The effect was particularly pronounced when both the husband and wife worshipped at the altar of consumerism, as was the case in about 20 per cent of participants. “Couples where both spouses are materialistic were worse off on nearly every measure we looked at,” he said.

The study involved 1,734 married couples across the United States. Each spouse filled out a questionnaire, which included a self-report on how much he or she values “having money and lots of things.”

Researchers expected there would be more conflict and lower marital satisfaction when there was a mismatch in values between partners, with one being materialistic and the other not, Carroll said.

“However, our study found that it’s actually the couples where both have high levels of materialism that struggled the most,” he said.

“So even when spouses were unified in that value stance, they were the couples that (fared the worst).”

Carroll said being materialistic could lead some people to spend more than they can afford, creating debt and financial stress that can wear away the emotional glue that holds couples together.

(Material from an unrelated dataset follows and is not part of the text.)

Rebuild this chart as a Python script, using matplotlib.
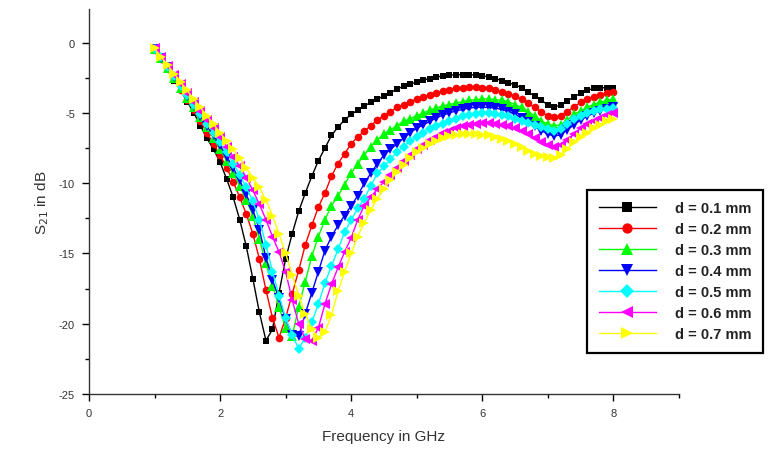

The focus by one spouse on money and what it can buy can also leave the partner feeling neglected and unhappy, he suggested.

With fears about the volatile economy, those whose happiness relies on augmenting and showing off their possessions may have difficulty if forced to tighten their belts, he said, adding that it’s important to sort out their wants from needs.

“The wants in the long run really won’t be the biggest foundation to their happiness because it’s not really getting to what they truly need.

“If we prioritize relationships and keep them at the top of our focus, that really helps us from getting sucked into the materialistic messages in the culture and helps us where true happiness will be found.”